Having previously written albums from a more traditional singer/songwriter standpoint, Ashley had long harbored the desire to shift course and explore her first musical love: nostalgic, textured synth pop. This new sonic expedition would come to be distinguished as Girl From The Moon, and Space + Skin + Time –- her debut album as such –- makes an impressive opening statement.
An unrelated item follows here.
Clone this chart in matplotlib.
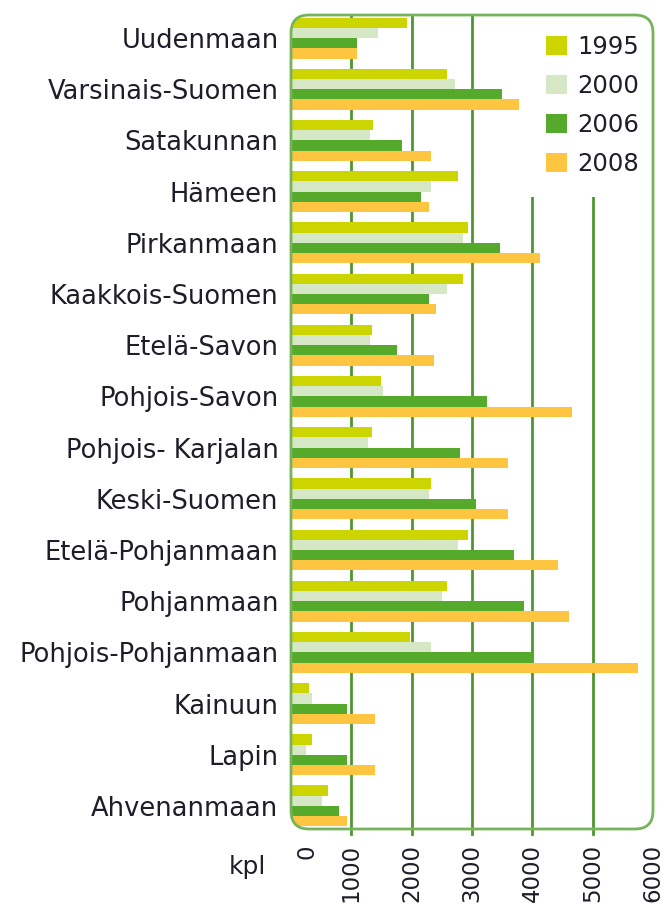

Produced and recorded by Creighton with Charles Barth and George White (Saddles) and mixed by Bryan Hanna (Tropical Depression, Verskotzi), Space + Skin + Time was tracked mostly in Ashley's own home studio and examines themes of intimacy and isolation. The music itself evokes (unironically) many mainstream pop artifacts from her youth, while simultaneously experimenting with devices that feel like a newer frontier. This sets a dreamy backdrop for Ashley's vocals, which sound distinct amidst the indie-songstress trend characterized by silky-soft, quaintly dulcet deliveries. Her voice is vulnerably direct (even on the dancier tracks), uniquely emoting the human condition with a purity that could only come from an unguarded heart.